Sunon Asogli Power (Ghana) Limited has temporarily suspended the indefinite shutdown of its 560MW plant, citing intervention and assurance from the Minister of Finance and Minister of State. The decision to pause operations comes after the company announced an indefinite suspension due to the government’s delays in meeting financial obligations.
In a statement issued on Monday, the independent power producer expressed gratitude for the ministerial intervention and outlined an interim payment agreement. According to the statement, the company is set to receive $60 million in two tranches, with the first $30 million slated for disbursement this week and the second tranche scheduled for the week of December 11, 2023.
“Kindly confirm our understanding that we shall be paid an interim sum of $60 million in two tranches. The first tranche $30 million to be paid this week and the second tranche in the week of 11th December 2023,” read parts of the statement.

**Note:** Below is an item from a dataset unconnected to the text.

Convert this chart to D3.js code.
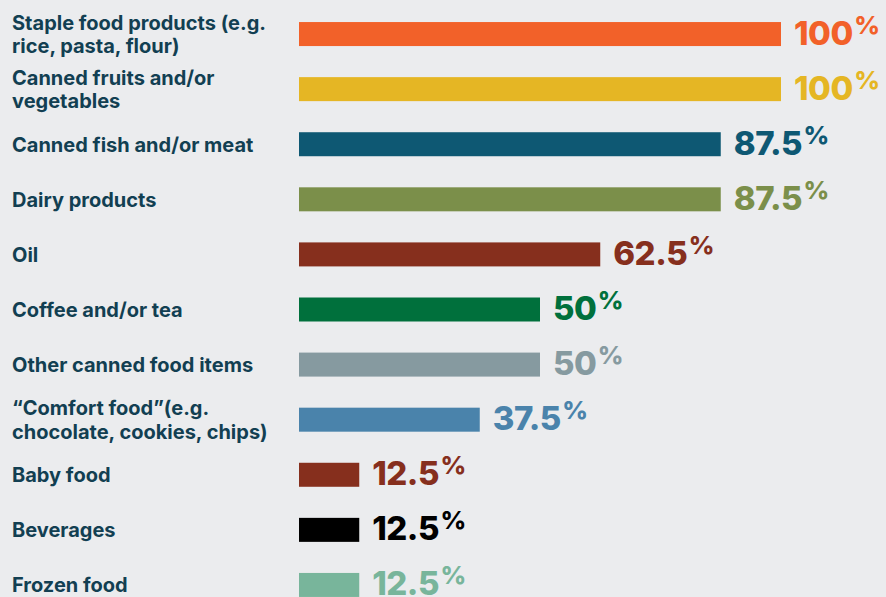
<!DOCTYPE html>
<html>
<head>
<meta charset="utf-8">
<script src="https://cdn.jsdelivr.net/npm/d3@7"></script>
<style>
  html, body { margin: 0; padding: 0; background: #ebecee; }
  svg { display: block; }
</style>
</head>
<body>
<svg id="chart" width="886" height="597"></svg>
<script>
// Food items provided, share of respondents (%)
const categories = [
  ["Staple food products (e.g.", "rice, pasta, flour)"],
  ["Canned fruits and/or", "vegetables"],
  ["Canned fish and/or meat"],
  ["Dairy products"],
  ["Oil"],
  ["Coffee and/or tea"],
  ["Other canned food items"],
  ["\u201cComfort food\u201d(e.g.", "chocolate, cookies, chips)"],
  ["Baby food"],
  ["Beverages"],
  ["Frozen food"]
];
const values = [100, 100, 87.5, 87.5, 62.5, 50, 50, 37.5, 12.5, 12.5, 12.5];
const valueLabels = ["100", "100", "87.5", "87.5", "62.5", "50", "50", "37.5", "12.5", "12.5", "12.5"];
const colors = ["#f26129", "#e5b624", "#0e5873", "#7b8f4a", "#862f1d", "#00703c",
                "#869aa0", "#4a83ab", "#862f1d", "#000000", "#78b59b"];

const svg = d3.select("#chart");
const idx = d3.range(values.length);

const x = d3.scaleLinear().domain([0, 100]).range([299, 781]);
const y = d3.scaleBand().domain(idx).range([6.5, 612.5]).paddingInner(0.56).paddingOuter(0.28);
const barH = 24;
const cy = i => y(i) + y.bandwidth() / 2;

// bars
svg.append("g").selectAll("rect").data(idx).join("rect")
  .attr("x", x(0))
  .attr("y", i => cy(i) - barH / 2)
  .attr("width", i => x(values[i]) - x(0))
  .attr("height", barH)
  .attr("fill", i => colors[i]);

// category labels (one or two lines)
const labels = svg.append("g")
  .attr("font-family", "Inter, 'Noto Sans', sans-serif")
  .attr("font-weight", 700)
  .attr("font-size", 20)
  .attr("fill", "#123f52");
labels.selectAll("text").data(idx).join("text")
  .attr("x", 12)
  .each(function(i) {
    const lines = categories[i];
    const t = d3.select(this);
    if (lines.length === 1) {
      t.append("tspan").attr("x", 12).attr("y", cy(i) + 7.5).text(lines[0]);
    } else {
      t.append("tspan").attr("x", 12).attr("y", cy(i) - 4.5).text(lines[0]);
      t.append("tspan").attr("x", 12).attr("y", cy(i) + 19).text(lines[1]);
    }
  });

// value labels with raised percent sign
const vals = svg.append("g")
  .attr("font-family", "Inter, 'Open Sans', sans-serif")
  .attr("font-weight", 800);
vals.selectAll("text").data(idx).join("text")
  .attr("x", i => x(values[i]) + 13)
  .attr("y", i => cy(i) + 10.5)
  .attr("fill", i => colors[i])
  .each(function(i) {
    const t = d3.select(this);
    t.append("tspan").attr("font-size", 33).attr("letter-spacing", -0.5).text(valueLabels[i]);
    t.append("tspan").attr("font-size", 25).attr("dx", 1.5).attr("dy", -11).text("%");
  });
</script>
</body>
</html>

“Sunon Asogli Power (Ghana) Limited Company announces with regret an indefinite suspension of operations at the Sunon Asogli Power Plant, effective Monday, 4th December 2023 at 6 PM. This difficult decision became necessary due to avoidable delays in payment from the GoG/Electricity Company of Ghana for power supplied, as well as, the unproductive engagements to find an amicable solution to the indebtedness,” it said.
This move underscores the ongoing challenges faced by Independent Power Producers (IPPs) in Ghana, who have consistently raised concerns about the government’s outstanding debt, which reportedly reached $1.6 billion as of July 2023. Despite previous threats to suspend operations and various efforts to address the issue, IPPs continue to grapple with financial uncertainties.
The recent reduction in electricity tariffs announced by the Public Utilities Regulatory Commission (PURC) was met with dissatisfaction from IPPs. Dr. Elikplim Apetorgbor, President of the IPPs, expressed concerns that the tariff reduction would impede debt restructuring efforts, further emphasizing the precarious financial position of IPPs in Ghana.